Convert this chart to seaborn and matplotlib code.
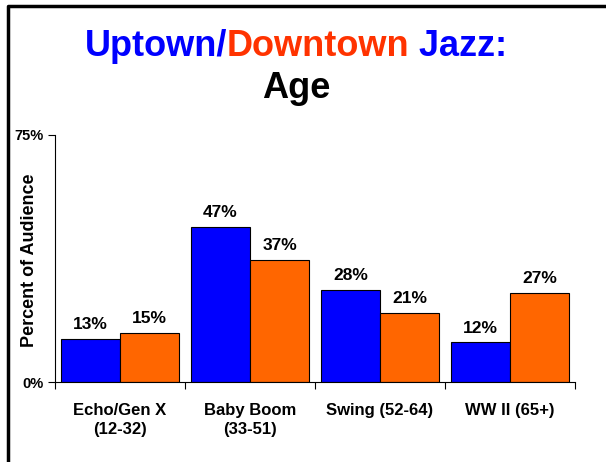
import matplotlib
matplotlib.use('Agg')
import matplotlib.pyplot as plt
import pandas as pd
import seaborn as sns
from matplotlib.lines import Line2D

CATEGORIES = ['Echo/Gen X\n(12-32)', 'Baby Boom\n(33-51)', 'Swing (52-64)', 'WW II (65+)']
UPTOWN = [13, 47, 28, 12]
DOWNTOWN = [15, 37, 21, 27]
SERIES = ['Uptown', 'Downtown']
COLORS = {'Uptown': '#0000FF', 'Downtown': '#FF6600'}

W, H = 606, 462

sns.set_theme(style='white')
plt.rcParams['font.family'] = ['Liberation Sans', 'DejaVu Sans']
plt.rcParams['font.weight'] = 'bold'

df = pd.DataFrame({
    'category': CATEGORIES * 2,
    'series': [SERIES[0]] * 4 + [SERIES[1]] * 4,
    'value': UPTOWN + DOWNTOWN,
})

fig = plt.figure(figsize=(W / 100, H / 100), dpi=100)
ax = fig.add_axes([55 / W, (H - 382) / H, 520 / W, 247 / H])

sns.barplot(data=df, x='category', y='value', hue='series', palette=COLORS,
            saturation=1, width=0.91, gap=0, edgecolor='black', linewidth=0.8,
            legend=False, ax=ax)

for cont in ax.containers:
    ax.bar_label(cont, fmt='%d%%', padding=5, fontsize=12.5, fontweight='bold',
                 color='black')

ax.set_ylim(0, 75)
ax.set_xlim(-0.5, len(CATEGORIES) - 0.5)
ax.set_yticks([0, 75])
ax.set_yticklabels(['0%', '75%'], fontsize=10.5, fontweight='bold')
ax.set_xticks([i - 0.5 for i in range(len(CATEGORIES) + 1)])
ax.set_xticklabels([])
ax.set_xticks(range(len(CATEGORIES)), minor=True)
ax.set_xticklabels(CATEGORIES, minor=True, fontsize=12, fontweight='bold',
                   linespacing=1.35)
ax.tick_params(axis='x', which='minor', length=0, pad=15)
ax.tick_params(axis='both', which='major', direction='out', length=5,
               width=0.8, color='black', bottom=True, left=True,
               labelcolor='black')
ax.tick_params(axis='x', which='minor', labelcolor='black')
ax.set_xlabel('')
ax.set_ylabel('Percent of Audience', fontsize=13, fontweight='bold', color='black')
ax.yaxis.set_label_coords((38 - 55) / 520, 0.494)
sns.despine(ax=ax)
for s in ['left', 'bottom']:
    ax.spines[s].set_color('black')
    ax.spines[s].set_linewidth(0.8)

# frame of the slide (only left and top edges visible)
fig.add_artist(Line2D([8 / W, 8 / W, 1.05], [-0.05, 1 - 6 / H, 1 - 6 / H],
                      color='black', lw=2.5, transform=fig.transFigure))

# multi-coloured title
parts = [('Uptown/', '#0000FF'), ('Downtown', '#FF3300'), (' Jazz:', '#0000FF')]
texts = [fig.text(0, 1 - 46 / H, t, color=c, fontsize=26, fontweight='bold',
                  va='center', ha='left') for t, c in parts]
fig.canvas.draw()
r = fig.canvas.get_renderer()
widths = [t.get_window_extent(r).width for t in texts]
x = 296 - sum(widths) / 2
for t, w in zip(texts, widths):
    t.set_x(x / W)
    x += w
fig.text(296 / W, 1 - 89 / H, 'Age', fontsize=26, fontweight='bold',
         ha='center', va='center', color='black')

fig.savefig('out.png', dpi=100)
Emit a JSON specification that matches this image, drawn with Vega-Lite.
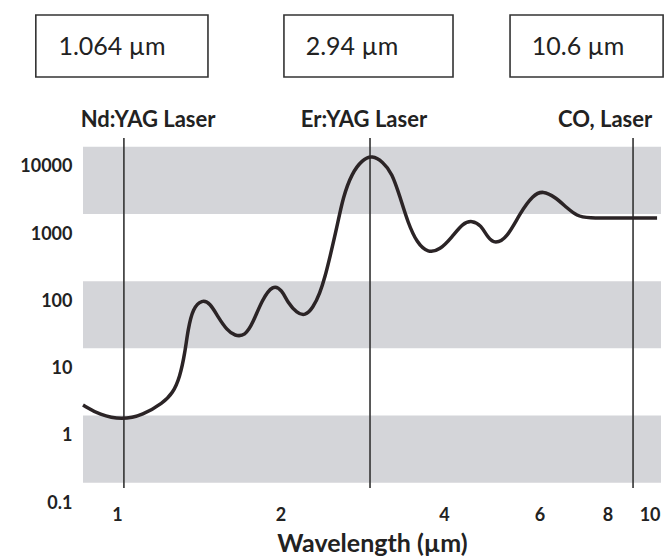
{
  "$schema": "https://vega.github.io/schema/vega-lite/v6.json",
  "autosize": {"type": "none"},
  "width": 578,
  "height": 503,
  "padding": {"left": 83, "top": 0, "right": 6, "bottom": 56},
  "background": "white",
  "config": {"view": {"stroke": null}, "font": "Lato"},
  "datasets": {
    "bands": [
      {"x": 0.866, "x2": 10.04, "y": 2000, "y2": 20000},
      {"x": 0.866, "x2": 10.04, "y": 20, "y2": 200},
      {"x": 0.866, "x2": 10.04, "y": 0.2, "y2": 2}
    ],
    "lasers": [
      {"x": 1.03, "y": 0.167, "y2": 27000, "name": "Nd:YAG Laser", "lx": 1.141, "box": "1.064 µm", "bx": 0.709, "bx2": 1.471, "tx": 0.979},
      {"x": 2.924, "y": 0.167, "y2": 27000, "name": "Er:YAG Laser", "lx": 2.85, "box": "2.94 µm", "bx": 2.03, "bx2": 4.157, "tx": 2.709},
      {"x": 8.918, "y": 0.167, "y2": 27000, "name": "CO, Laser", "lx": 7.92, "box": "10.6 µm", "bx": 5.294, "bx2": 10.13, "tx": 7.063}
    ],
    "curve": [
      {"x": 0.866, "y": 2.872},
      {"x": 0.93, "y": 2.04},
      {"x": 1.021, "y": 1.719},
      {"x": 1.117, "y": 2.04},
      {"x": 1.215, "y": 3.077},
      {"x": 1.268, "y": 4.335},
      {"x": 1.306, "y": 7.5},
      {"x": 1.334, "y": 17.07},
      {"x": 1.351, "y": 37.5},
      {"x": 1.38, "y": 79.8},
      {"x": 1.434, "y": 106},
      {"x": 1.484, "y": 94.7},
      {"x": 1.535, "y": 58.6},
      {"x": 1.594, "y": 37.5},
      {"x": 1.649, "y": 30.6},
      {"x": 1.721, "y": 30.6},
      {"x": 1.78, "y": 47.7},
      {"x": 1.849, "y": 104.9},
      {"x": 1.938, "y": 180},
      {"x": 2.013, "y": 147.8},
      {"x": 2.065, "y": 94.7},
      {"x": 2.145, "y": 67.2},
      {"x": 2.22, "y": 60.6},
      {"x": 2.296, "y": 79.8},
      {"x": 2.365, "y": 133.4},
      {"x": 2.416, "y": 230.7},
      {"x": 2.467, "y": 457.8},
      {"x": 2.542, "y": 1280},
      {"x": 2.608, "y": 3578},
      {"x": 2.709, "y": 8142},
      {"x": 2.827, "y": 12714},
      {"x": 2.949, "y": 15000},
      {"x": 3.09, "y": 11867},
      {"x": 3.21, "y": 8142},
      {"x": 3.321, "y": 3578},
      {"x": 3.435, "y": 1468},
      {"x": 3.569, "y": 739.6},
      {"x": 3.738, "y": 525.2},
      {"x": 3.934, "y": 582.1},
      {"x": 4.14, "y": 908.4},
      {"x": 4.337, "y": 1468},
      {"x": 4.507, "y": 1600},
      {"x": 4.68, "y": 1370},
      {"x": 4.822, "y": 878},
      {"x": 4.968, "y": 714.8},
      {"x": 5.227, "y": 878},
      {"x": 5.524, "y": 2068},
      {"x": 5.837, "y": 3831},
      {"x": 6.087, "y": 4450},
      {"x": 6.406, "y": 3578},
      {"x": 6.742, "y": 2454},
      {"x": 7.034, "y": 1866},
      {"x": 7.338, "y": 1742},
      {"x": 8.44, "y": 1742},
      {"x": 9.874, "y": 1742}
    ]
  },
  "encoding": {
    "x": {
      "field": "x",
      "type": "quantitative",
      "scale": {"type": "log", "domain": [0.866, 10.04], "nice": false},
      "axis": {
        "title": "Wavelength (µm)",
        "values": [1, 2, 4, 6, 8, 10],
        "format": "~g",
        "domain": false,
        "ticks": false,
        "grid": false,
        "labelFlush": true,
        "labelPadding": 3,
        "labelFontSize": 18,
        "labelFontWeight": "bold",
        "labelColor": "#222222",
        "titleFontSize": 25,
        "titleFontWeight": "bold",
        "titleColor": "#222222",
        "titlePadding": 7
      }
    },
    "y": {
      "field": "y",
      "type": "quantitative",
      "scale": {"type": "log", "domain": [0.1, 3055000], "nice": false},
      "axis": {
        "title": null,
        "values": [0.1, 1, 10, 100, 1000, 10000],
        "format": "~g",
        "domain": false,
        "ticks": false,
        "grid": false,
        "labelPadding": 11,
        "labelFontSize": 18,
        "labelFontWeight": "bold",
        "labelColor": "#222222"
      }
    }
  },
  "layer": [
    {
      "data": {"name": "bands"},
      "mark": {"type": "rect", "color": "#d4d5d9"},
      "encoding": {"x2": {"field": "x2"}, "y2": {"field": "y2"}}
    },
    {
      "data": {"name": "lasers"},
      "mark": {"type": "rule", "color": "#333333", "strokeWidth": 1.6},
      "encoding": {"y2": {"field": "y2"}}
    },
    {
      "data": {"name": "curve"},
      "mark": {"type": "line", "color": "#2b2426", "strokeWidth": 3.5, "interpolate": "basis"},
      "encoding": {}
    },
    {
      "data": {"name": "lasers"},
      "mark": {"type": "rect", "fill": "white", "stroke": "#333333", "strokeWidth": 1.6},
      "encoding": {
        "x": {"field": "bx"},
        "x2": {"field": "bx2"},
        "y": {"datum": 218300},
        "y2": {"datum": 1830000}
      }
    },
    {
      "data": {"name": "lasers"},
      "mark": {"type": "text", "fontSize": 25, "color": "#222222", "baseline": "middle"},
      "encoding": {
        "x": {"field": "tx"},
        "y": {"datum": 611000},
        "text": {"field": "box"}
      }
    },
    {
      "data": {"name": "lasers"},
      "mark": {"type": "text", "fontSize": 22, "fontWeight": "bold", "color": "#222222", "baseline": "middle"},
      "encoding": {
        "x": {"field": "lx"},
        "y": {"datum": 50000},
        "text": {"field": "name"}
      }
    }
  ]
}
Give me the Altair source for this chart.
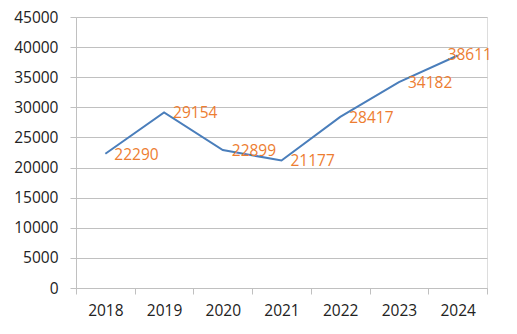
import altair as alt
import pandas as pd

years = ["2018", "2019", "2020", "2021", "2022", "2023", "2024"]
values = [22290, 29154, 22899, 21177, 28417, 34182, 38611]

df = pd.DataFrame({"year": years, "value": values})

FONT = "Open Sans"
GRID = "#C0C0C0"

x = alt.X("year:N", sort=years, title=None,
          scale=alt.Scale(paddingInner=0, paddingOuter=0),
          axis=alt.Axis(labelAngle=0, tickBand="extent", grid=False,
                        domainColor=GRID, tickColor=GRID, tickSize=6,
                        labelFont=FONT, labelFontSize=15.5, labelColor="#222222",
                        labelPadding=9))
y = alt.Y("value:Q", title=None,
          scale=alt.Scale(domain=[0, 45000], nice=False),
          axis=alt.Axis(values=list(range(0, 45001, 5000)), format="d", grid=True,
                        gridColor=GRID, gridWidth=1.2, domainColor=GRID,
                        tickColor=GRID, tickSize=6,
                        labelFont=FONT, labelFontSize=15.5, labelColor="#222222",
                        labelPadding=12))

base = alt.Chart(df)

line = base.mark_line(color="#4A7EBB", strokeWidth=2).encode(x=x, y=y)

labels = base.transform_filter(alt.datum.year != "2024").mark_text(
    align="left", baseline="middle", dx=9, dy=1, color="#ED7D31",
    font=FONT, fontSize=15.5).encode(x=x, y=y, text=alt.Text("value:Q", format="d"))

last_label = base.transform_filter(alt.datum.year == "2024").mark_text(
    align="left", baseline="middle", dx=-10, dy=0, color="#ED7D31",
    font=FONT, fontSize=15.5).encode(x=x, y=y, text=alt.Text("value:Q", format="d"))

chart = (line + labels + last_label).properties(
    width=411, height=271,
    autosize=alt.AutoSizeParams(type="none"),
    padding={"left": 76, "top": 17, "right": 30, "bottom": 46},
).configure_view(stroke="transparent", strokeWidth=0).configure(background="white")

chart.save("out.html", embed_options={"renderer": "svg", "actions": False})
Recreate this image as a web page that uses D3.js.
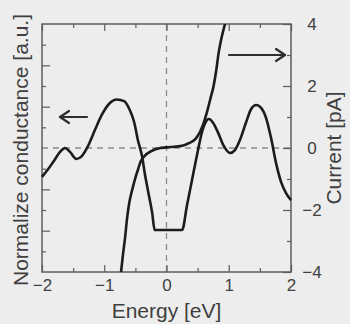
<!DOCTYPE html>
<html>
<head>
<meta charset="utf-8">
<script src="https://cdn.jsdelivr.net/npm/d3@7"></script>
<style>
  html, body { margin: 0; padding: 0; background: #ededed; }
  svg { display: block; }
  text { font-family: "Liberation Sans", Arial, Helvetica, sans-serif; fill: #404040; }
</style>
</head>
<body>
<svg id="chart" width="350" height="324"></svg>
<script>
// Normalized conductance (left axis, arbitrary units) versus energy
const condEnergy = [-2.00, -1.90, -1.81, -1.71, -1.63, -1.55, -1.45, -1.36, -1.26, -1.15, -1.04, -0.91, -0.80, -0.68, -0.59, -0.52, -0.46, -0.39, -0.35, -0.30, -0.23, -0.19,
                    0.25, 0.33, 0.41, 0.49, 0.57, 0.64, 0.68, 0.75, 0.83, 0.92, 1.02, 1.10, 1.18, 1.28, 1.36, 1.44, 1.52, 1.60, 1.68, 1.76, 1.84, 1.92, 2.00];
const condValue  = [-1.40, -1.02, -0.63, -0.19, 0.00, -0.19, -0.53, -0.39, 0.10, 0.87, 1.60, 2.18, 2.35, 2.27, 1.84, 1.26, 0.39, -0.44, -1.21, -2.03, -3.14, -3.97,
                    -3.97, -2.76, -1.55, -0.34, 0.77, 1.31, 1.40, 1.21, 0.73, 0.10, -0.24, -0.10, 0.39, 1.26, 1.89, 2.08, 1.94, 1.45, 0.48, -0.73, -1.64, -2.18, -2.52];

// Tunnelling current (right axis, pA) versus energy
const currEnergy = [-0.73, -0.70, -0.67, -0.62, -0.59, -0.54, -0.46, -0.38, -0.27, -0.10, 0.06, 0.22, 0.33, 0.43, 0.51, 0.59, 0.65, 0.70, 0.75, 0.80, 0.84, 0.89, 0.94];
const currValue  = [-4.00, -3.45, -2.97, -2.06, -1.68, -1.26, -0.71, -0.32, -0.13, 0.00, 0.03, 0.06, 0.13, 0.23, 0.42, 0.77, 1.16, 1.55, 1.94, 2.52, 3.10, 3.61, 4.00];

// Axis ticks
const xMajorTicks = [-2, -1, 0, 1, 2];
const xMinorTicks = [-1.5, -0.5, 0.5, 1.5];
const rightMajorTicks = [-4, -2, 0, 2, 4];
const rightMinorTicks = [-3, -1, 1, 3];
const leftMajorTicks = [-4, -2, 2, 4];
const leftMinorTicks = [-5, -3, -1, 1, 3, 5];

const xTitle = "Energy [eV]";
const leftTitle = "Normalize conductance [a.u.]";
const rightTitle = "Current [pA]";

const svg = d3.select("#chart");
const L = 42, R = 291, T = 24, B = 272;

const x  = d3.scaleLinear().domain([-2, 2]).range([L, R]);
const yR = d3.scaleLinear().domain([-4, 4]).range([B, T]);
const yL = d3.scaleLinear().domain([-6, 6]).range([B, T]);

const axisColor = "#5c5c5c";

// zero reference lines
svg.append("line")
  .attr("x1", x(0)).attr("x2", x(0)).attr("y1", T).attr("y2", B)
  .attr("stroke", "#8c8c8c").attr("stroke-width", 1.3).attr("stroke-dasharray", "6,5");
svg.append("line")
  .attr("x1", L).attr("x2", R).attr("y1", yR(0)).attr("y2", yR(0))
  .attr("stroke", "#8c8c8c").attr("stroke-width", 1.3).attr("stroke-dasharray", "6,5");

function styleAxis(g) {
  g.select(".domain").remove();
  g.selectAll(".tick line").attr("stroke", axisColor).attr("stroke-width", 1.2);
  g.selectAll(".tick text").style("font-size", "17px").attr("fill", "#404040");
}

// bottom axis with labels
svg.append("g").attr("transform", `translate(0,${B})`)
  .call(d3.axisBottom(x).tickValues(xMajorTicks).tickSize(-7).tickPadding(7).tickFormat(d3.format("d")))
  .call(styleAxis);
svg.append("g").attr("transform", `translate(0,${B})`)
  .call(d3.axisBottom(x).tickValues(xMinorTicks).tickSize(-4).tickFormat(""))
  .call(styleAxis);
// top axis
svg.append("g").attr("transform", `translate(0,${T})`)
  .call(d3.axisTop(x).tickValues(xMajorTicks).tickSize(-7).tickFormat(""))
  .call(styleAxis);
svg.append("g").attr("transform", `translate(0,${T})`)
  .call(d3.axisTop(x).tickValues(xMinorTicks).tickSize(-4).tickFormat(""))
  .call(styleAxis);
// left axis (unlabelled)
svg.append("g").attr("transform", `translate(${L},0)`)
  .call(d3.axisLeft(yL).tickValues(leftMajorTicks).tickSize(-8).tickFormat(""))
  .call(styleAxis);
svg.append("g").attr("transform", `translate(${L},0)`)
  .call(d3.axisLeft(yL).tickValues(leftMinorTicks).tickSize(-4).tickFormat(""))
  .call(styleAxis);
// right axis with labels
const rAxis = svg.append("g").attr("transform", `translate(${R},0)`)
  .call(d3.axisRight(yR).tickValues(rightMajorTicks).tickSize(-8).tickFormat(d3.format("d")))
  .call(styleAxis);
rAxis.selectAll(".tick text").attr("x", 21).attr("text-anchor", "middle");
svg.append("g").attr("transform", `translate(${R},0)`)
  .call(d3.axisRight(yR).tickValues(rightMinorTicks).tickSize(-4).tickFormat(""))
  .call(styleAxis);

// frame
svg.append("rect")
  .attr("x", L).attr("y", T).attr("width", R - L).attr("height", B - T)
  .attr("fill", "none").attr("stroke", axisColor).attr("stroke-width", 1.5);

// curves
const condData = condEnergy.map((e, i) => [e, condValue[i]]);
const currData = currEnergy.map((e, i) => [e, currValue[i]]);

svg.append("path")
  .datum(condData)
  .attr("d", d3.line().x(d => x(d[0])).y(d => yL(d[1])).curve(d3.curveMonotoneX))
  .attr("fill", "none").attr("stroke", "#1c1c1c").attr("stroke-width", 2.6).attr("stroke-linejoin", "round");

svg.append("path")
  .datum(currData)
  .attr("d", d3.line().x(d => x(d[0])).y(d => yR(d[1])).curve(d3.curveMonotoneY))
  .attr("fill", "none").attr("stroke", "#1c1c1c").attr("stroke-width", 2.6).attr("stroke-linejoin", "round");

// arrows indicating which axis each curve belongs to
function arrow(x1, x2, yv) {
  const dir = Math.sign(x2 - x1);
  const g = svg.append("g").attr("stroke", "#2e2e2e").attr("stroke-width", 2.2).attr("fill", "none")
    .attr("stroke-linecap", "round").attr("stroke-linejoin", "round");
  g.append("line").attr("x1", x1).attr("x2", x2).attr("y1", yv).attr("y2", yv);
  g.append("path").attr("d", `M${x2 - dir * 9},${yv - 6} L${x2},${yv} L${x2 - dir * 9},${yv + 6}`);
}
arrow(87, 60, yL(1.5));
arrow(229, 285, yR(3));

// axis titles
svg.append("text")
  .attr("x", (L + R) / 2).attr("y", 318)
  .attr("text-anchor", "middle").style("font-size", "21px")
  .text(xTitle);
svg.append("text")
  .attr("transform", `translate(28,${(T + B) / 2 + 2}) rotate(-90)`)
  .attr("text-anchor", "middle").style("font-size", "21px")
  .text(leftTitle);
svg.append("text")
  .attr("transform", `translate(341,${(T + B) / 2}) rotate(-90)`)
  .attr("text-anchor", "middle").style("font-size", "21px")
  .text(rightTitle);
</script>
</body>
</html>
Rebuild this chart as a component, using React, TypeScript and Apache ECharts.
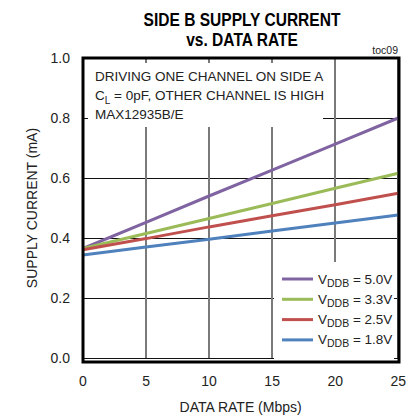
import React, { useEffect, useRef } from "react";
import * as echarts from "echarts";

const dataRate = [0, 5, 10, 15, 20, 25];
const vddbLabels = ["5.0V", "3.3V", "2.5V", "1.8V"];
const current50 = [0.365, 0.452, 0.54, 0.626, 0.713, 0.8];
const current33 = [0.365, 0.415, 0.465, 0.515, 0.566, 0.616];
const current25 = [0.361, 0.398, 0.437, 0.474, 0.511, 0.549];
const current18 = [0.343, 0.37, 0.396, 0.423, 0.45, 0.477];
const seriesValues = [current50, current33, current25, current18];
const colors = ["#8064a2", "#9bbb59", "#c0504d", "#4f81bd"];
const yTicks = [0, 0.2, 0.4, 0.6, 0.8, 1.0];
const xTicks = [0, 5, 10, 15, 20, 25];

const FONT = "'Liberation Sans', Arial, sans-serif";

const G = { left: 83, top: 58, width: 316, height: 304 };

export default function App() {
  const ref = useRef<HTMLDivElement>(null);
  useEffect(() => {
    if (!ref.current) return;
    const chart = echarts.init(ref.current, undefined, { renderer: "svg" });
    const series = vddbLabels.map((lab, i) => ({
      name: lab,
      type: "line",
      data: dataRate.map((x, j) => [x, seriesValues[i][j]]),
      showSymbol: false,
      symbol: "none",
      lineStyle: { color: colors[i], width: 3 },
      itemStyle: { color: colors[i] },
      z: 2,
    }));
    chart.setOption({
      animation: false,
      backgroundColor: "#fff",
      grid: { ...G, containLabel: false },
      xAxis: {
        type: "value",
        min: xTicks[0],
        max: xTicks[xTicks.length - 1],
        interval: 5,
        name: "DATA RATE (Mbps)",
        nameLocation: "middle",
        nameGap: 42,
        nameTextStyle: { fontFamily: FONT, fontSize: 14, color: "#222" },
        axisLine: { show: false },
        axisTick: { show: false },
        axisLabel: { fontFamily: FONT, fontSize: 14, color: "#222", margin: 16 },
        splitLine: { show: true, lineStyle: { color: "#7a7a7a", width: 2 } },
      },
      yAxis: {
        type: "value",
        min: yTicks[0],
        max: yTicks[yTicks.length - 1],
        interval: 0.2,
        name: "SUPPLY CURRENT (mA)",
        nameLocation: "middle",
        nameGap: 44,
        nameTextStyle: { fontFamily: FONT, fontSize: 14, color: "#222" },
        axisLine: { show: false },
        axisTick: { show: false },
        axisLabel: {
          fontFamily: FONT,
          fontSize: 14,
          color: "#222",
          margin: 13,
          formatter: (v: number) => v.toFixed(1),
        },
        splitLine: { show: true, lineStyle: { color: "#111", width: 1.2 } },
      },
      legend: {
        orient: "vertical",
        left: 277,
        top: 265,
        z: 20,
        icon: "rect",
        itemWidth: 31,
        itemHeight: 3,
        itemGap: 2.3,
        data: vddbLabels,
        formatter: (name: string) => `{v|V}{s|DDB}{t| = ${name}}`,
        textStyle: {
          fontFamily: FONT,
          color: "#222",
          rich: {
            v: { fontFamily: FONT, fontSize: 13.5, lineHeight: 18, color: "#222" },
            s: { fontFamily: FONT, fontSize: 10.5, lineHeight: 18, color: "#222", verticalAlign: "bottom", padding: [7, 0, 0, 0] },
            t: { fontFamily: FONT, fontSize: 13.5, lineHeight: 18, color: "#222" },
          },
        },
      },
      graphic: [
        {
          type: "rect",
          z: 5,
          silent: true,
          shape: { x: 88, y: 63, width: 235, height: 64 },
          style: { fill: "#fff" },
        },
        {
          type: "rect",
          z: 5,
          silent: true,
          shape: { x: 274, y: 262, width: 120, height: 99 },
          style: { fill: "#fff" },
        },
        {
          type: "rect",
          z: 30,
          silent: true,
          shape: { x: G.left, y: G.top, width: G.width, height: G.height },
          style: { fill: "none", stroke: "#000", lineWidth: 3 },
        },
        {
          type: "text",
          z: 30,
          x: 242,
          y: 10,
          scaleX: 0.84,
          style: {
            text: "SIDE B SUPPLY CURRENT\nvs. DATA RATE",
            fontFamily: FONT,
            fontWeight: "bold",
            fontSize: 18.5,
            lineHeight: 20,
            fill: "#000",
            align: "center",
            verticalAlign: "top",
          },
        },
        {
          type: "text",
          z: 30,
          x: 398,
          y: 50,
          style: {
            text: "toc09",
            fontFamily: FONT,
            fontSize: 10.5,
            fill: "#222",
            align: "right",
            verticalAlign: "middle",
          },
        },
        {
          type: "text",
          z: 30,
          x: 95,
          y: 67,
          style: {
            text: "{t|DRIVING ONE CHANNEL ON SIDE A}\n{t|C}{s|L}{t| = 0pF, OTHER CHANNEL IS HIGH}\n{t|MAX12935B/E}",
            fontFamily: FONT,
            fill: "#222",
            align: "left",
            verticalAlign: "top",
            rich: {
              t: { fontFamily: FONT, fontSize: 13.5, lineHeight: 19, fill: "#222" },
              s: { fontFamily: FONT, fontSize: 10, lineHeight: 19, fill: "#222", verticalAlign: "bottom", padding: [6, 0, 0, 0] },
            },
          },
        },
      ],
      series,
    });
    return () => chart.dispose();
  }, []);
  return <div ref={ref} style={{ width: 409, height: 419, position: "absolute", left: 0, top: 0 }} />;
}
-------
Exercise directions:
From the opening line of the entries above to the line containing "W, H = 606, 462", please transcribe each line exactly, skipping every picture.

Completed task:
Convert this chart to seaborn and matplotlib code.
import matplotlib
matplotlib.use('Agg')
import matplotlib.pyplot as plt
import pandas as pd
import seaborn as sns
from matplotlib.lines import Line2D

CATEGORIES = ['Echo/Gen X\n(12-32)', 'Baby Boom\n(33-51)', 'Swing (52-64)', 'WW II (65+)']
UPTOWN = [13, 47, 28, 12]
DOWNTOWN = [15, 37, 21, 27]
SERIES = ['Uptown', 'Downtown']
COLORS = {'Uptown': '#0000FF', 'Downtown': '#FF6600'}

W, H = 606, 462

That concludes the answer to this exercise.